To help you choose the right tools, Passionned Group developed a BI & Analytics Guide to find the best Business Intelligence tools for specific company needs. This 100% vendor-independent app assists companies in making the right choice of BI tool for their specific needs and desires.

4. Not complying with privacy regulations

Big Data comes with a lot of potential advantages, but also risks and temptations. Data has to be treated with respect for privacy. All kinds of laws and regulations exist for those reasons, such as the GDPR rules. Take care to treat and store personal data with care and to comply with all the rules and regulations. Do you have the right to store and use the data? Is the data anonymous? Can you sell the data? Consider all the rules and avoid making mistakes.

Nestle Germany is a good example. They used data with care and didn’t have to make any adjustments to comply with GDPR – they were already compliant. It’s okay not to push the rules to their limits. Just because you can, doesn’t mean you should. Some companies have gone so far as to pay hackers to keep a breach of personal information quiet, which is the other end of the spectrum. That’s what you want to avoid.

5. Confirmation bias

When doing research, there can be a tendency to look for results that support the answer you’re looking for and leave out anything that doesn’t fit in with your preconceived notions. This phenomenon is known as confirmation bias. It’s best to do research without looking for a specific answer.

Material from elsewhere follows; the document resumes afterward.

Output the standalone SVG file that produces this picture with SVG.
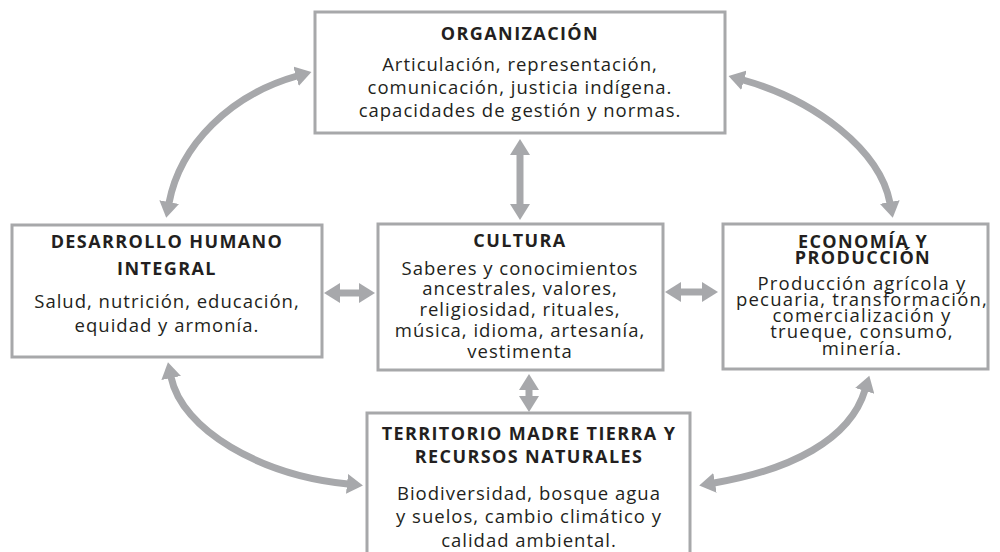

Most professional data analysis is performed by trying to reject a hypothesis using a so-called null hypothesis.

Using Big Data is about making decisions based on facts and data, not gut feelings and opinions. That’s the way towards success and becoming an intelligent organization.

6. Analyzing a small sample size

Analyzing a small data sample is likely to lead to the wrong conclusions. A small sample size typically isn’t representative of the whole. In a small sample size, it’s difficult to determine whether a variable is a statistical outlier or not. Therefore, extrapolating a small sample size onto a much larger data set often leads to misleading results. It’s important to make sure the sample size is adequate.

As an example, let’s say there’s a parking lot with five cars on it. The cars are blue, red, green, black, and white. Based on this information, you could conclude that every car in the world has a one in five chance of being one of these five colors, and there are no other colors. Of course, common sense tells us that this is pure nonsense, but this principle applies to small sample sizes in general: they aren’t representative of the whole.

7. Not having the right skills and staff

So, you’ve got the infrastructure, you’ve got the data, but there’s another problem – you don’t have the right data specialists or data scientists. When building, for example, a data warehouse, it’s important to have the right specialists with the right expertise to interpret the data. It’s also important to ensure the data quality. Employing the right people is crucial for this.

The data scientist is in high demand right now, but often, companies are looking for a polymath superhero who can swoop in to solve all of their Business Intelligence problems in one fell swoop. This person doesn’t really exist. The trick is having the right teams that complement each other where necessary. That ensures that the organization is agile enough to solve its problems.